**Exercise data:**
* begin *

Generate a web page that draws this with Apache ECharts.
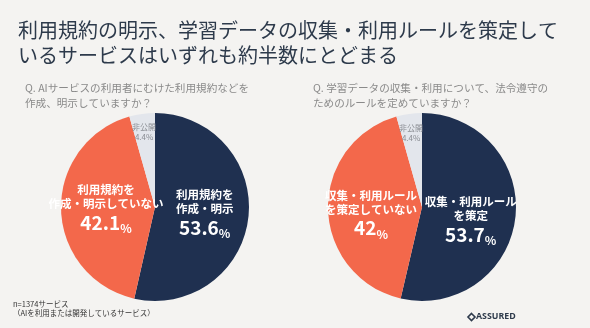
<!DOCTYPE html>
<html><head><meta charset="utf-8">
<script src="https://cdn.jsdelivr.net/npm/echarts@6/dist/echarts.min.js"></script>
<style>html,body{margin:0;padding:0;background:#f4f3f1}#c{width:590px;height:328px}</style>
</head><body><div id="c"></div>
<script>
const titleText = '利用規約の明示、学習データの収集・利用ルールを策定して\nいるサービスはいずれも約半数にとどまる';
const q1 = 'Q. AIサービスの利用者にむけた利用規約などを\n作成、明示していますか？';
const q2 = 'Q. 学習データの収集・利用について、法令遵守の\nためのルールを定めていますか？';
const names1 = ['利用規約を\n作成・明示', '利用規約を\n作成・明示していない', '非公開'];
const values1 = [53.6, 42.1, 4.4];
const names2 = ['収集・利用ルール\nを策定', '収集・利用ルール\nを策定していない', '非公開'];
const values2 = [53.7, 42, 4.4];
const note = 'n=1374サービス\n（AIを利用または開発しているサービス）';

const colors = ['#1f3050', '#f3684b', '#e3e6ec'];
const FONT = '"Noto Sans CJK JP", "Noto Sans", sans-serif';

function fmt(p) {
  if (p.dataIndex === 2) return '{s|' + p.name + '}\n{s|' + p.value + '%}';
  const lines = p.name.split('\n').map(l => '{t|' + l + '}').join('\n');
  return lines + '\n{v|' + p.value + '}{p|%}';
}
const rich = {
  t: {color: '#fff', fontSize: 11.5, fontWeight: 'bold', lineHeight: 14, fontFamily: FONT},
  v: {color: '#fff', fontSize: 19, fontWeight: 'bold', lineHeight: 24, fontFamily: FONT},
  p: {color: '#fff', fontSize: 12, fontWeight: 'bold', lineHeight: 24, fontFamily: FONT, verticalAlign: 'bottom'},
  s: {color: '#8a8d93', fontSize: 8, lineHeight: 10, fontFamily: FONT}
};
const offs1 = [[0, 1], [1, 0], [-4, -26]];
const offs2 = [[-1, 8], [-1, 6], [-4, -25]];
function makePie(center, names, values, offs) {
  return {
    type: 'pie', center: center, radius: 94, startAngle: 90, clockwise: true,
    animation: false, silent: true,
    data: names.map((n, i) => ({name: n, value: values[i], itemStyle: {color: colors[i]}})),
    label: {show: true, position: 'inside', formatter: fmt, rich: rich, align: 'center'},
    labelLine: {show: false},
    labelLayout: function (p) { const o = offs[p.dataIndex]; return {dx: o[0], dy: o[1]}; }
  };
}
const chart = echarts.init(document.getElementById('c'));
chart.setOption({
  backgroundColor: '#f4f3f1',
  title: {text: titleText, left: 13, top: 13,
    textStyle: {fontFamily: FONT, fontSize: 20, fontWeight: 'normal', color: '#2d3a4b', lineHeight: 25}},
  graphic: [
    {type: 'text', left: 25, top: 80, style: {text: q1, fontFamily: FONT, fontSize: 10.6, lineHeight: 15, fill: '#8a8a8a'}},
    {type: 'text', left: 313, top: 80, style: {text: q2, fontFamily: FONT, fontSize: 10.6, lineHeight: 15, fill: '#8a8a8a'}},
    {type: 'text', left: 13, top: 299, style: {text: note, fontFamily: FONT, fontSize: 7.5, lineHeight: 9.5, fill: '#333'}},
    {type: 'polygon', shape: {points: [[471.5, 313.5], [475, 317], [471.5, 320.5], [468, 317]]}, style: {fill: 'none', stroke: '#2d3a4b', lineWidth: 1.6}},
    {type: 'text', left: 476, top: 311.5, style: {text: 'ASSURED', fontFamily: '"Open Sans", sans-serif', fontWeight: 'bold', fontSize: 8.8, fill: '#2d3a4b'}}
  ],
  series: [makePie([155, 207], names1, values1, offs1), makePie([422, 207], names2, values2, offs2)]
});
</script></body></html>
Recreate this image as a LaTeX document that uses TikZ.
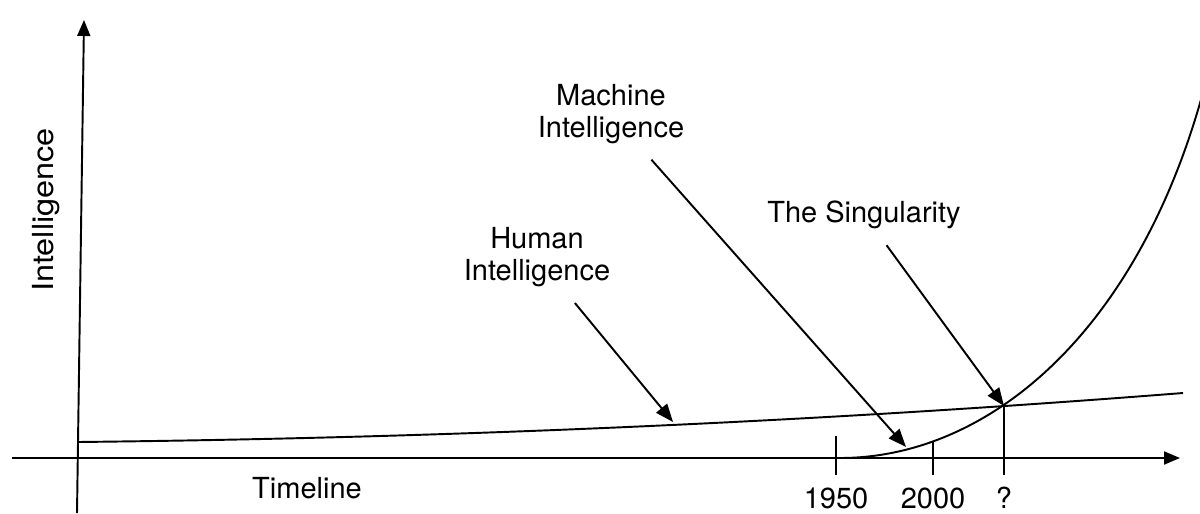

* end *

**Given exercise:** The pictures should not appear in the copy; every other part of the records above must be returned exactly.

**Completed task:**
Generate a web page that draws this with Apache ECharts.
<!DOCTYPE html>
<html><head><meta charset="utf-8">
<script src="https://cdn.jsdelivr.net/npm/echarts@6/dist/echarts.min.js"></script>
<style>html,body{margin:0;padding:0;background:#f4f3f1}#c{width:590px;height:328px}</style>
</head><body><div id="c"></div>
<script>
const titleText = '利用規約の明示、学習データの収集・利用ルールを策定して\nいるサービスはいずれも約半数にとどまる';
const q1 = 'Q. AIサービスの利用者にむけた利用規約などを\n作成、明示していますか？';
const q2 = 'Q. 学習データの収集・利用について、法令遵守の\nためのルールを定めていますか？';
const names1 = ['利用規約を\n作成・明示', '利用規約を\n作成・明示していない', '非公開'];
const values1 = [53.6, 42.1, 4.4];
const names2 = ['収集・利用ルール\nを策定', '収集・利用ルール\nを策定していない', '非公開'];
const values2 = [53.7, 42, 4.4];
const note = 'n=1374サービス\n（AIを利用または開発しているサービス）';

const colors = ['#1f3050', '#f3684b', '#e3e6ec'];
const FONT = '"Noto Sans CJK JP", "Noto Sans", sans-serif';

function fmt(p) {
  if (p.dataIndex === 2) return '{s|' + p.name + '}\n{s|' + p.value + '%}';
  const lines = p.name.split('\n').map(l => '{t|' + l + '}').join('\n');
  return lines + '\n{v|' + p.value + '}{p|%}';
}
const rich = {
  t: {color: '#fff', fontSize: 11.5, fontWeight: 'bold', lineHeight: 14, fontFamily: FONT},
  v: {color: '#fff', fontSize: 19, fontWeight: 'bold', lineHeight: 24, fontFamily: FONT},
  p: {color: '#fff', fontSize: 12, fontWeight: 'bold', lineHeight: 24, fontFamily: FONT, verticalAlign: 'bottom'},
  s: {color: '#8a8d93', fontSize: 8, lineHeight: 10, fontFamily: FONT}
};
const offs1 = [[0, 1], [1, 0], [-4, -26]];
const offs2 = [[-1, 8], [-1, 6], [-4, -25]];
function makePie(center, names, values, offs) {
  return {
    type: 'pie', center: center, radius: 94, startAngle: 90, clockwise: true,
    animation: false, silent: true,
    data: names.map((n, i) => ({name: n, value: values[i], itemStyle: {color: colors[i]}})),
    label: {show: true, position: 'inside', formatter: fmt, rich: rich, align: 'center'},
    labelLine: {show: false},
    labelLayout: function (p) { const o = offs[p.dataIndex]; return {dx: o[0], dy: o[1]}; }
  };
}
const chart = echarts.init(document.getElementById('c'));
chart.setOption({
  backgroundColor: '#f4f3f1',
  title: {text: titleText, left: 13, top: 13,
    textStyle: {fontFamily: FONT, fontSize: 20, fontWeight: 'normal', color: '#2d3a4b', lineHeight: 25}},
  graphic: [
    {type: 'text', left: 25, top: 80, style: {text: q1, fontFamily: FONT, fontSize: 10.6, lineHeight: 15, fill: '#8a8a8a'}},
    {type: 'text', left: 313, top: 80, style: {text: q2, fontFamily: FONT, fontSize: 10.6, lineHeight: 15, fill: '#8a8a8a'}},
    {type: 'text', left: 13, top: 299, style: {text: note, fontFamily: FONT, fontSize: 7.5, lineHeight: 9.5, fill: '#333'}},
    {type: 'polygon', shape: {points: [[471.5, 313.5], [475, 317], [471.5, 320.5], [468, 317]]}, style: {fill: 'none', stroke: '#2d3a4b', lineWidth: 1.6}},
    {type: 'text', left: 476, top: 311.5, style: {text: 'ASSURED', fontFamily: '"Open Sans", sans-serif', fontWeight: 'bold', fontSize: 8.8, fill: '#2d3a4b'}}
  ],
  series: [makePie([155, 207], names1, values1, offs1), makePie([422, 207], names2, values2, offs2)]
});
</script></body></html>
Recreate this image as a LaTeX document that uses TikZ.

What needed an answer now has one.